La muerte, siempre presente en el día de todos los santos, se muestra esquiva ahora más que nunca, cuando nos prometíamos fallecer por estadística y expectativa de vida, arpando al tiempo aquilatar el ensueño de ser eternos. Pero va a ser que no, que volvemos a anteriores fechas de caducidad.
Velas flotando en agua y aceite alumbran aún hoy imágenes de seres queridos. Flores por testigo, somos cultura de entierro y sepultura levantada en cementerios cerámicos que nos recuerdan que las almas aguardan. Pero esa no es la finalidad de un campo santo, cualquier lápida es el equivalente a una identidad que se acredita con un nombre y restos que se conservan en su interior. El sentido de pertenencia se justifica en el fuero interno de cada quien.
El peregrinaje a los campos santos es la interiorización de quien añora a sus seres queridos, siendo indistinto una visita a un magno panteón como al bosque columbario en el que reposan las cenizas del bien amado. Hemos calcinado la identidad genética del finado, borradas sus huellas, y no sabemos a qué obedece la cremación, posiblemente las prisas por querer vivir más tiempo, toda una paradoja.
Y es que la muerte ahora tan presente no se despide, se digitaliza a partir de hisopos que están facilitando la identificación genética de media humanidad con las técnicas de detección del material genético del Covid19, antígenos virales o anticuerpos. Los laboratorios de todo el mundo están generando la mayor genoteca de todos los tiempos, y esta práctica debe ser aprovechada por los sistemas sanitarios como la mejor fuente para el estudio molecular, conservación del genoma y estudio de enfermedades singulares o secuencia genómica. Nunca la ciencia tuvo tan a mano un censo de tal magnitud.
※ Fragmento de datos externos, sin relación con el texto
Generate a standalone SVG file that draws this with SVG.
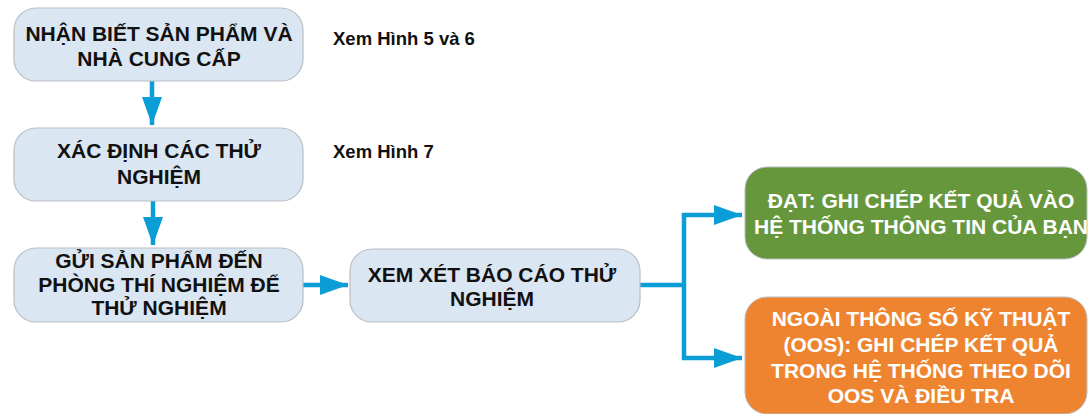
<svg xmlns="http://www.w3.org/2000/svg" width="1088" height="414" viewBox="0 0 1088 414">
  <style>
    .box { fill: #dbe6f3; stroke: #b9bec4; stroke-width: 1.2; }
    .t { font-family: "Liberation Sans", Arial, sans-serif; font-weight: bold; font-size: 21px; fill: #111; text-anchor: middle; }
    .tw { font-family: "Liberation Sans", Arial, sans-serif; font-weight: bold; font-size: 21px; fill: #ffffff; text-anchor: middle; }
    .note { font-family: "Liberation Sans", Arial, sans-serif; font-weight: bold; font-size: 18.5px; fill: #111; }
    .con { fill: none; stroke: #0b9dd6; stroke-width: 4.5; }
  </style>
  <defs>
    <marker id="ah" viewBox="0 0 28 20" markerWidth="28" markerHeight="20" refX="28" refY="10" markerUnits="userSpaceOnUse" orient="auto">
      <path d="M0,0 L28,10 L0,20 Z" fill="#0b9dd6"/>
    </marker>
  </defs>
  <rect width="1088" height="414" fill="#ffffff"/>

  <g id="connectors">
    <path class="con" d="M152,81 L152,125" marker-end="url(#ah)"/>
    <path class="con" d="M153,201 L153,245" marker-end="url(#ah)"/>
    <path class="con" d="M303,285 L348,285" marker-end="url(#ah)"/>
    <path class="con" d="M640,285 L684,285"/>
    <path class="con" d="M684,213 L684,360"/>
    <path class="con" d="M682,215 L742,215" marker-end="url(#ah)"/>
    <path class="con" d="M682,358 L742,358" marker-end="url(#ah)"/>
  </g>

  <g id="node1">
    <rect class="box" x="14" y="8" width="289" height="73" rx="22"/>
    <text class="t" x="159" y="41">NHẬN BIẾT SẢN PHẨM VÀ</text>
    <text class="t" x="159" y="66">NHÀ CUNG CẤP</text>
  </g>
  <g id="note1">
    <text class="note" x="333" y="45">Xem Hình 5 và 6</text>
  </g>

  <g id="node2">
    <rect class="box" x="14" y="128" width="289" height="73" rx="22"/>
    <text class="t" x="159" y="158">XÁC ĐỊNH CÁC THỬ</text>
    <text class="t" x="159" y="184">NGHIỆM</text>
  </g>
  <g id="note2">
    <text class="note" x="333" y="158">Xem Hình 7</text>
  </g>

  <g id="node3">
    <rect class="box" x="14" y="248" width="289" height="74" rx="22"/>
    <text class="t" x="159" y="268">GỬI SẢN PHẨM ĐẾN</text>
    <text class="t" x="159" y="292">PHÒNG THÍ NGHIỆM ĐỂ</text>
    <text class="t" x="159" y="315">THỬ NGHIỆM</text>
  </g>

  <g id="node4">
    <rect class="box" x="350" y="249" width="290" height="73" rx="22"/>
    <text class="t" x="492" y="282">XEM XÉT BÁO CÁO THỬ</text>
    <text class="t" x="492" y="306">NGHIỆM</text>
  </g>

  <g id="node5">
    <rect x="745" y="167" width="342" height="92" rx="22" fill="#67973d" stroke="#b9bec4" stroke-width="1"/>
    <text class="tw" x="921" y="208">ĐẠT: GHI CHÉP KẾT QUẢ VÀO</text>
    <text class="tw" x="921" y="234">HỆ THỐNG THÔNG TIN CỦA BẠN</text>
  </g>

  <g id="node6">
    <rect x="745" y="297" width="342" height="117" rx="22" fill="#ef8430" stroke="#b9bec4" stroke-width="1"/>
    <text class="tw" x="921" y="326">NGOÀI THÔNG SỐ KỸ THUẬT</text>
    <text class="tw" x="921" y="352">(OOS): GHI CHÉP KẾT QUẢ</text>
    <text class="tw" x="921" y="378">TRONG HỆ THỐNG THEO DÕI</text>
    <text class="tw" x="921" y="403">OOS VÀ ĐIỀU TRA</text>
  </g>
</svg>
Nuestros carnés de identidad deberían contener esa digitalización que acredita el ADN mitocondrial, es decir la herencia materna, y las posibilidades alfanuméricas de los alelos con los que identificamos a nuestro padre biológico desde Adán.
El objeto anímico de acudir al campo santo está en la auto-identificación, con nombres y apellidos inscritos en aras y petroglifos, de estrella y cruz que limitan nuestra existencia. Ahora ya no hay cuerpos presentes sino bosques columbarios cuyos fustes identifican al finado a través de una aplicación informática. Se cumple lo de –espérame en el cielo- aguardando en interné.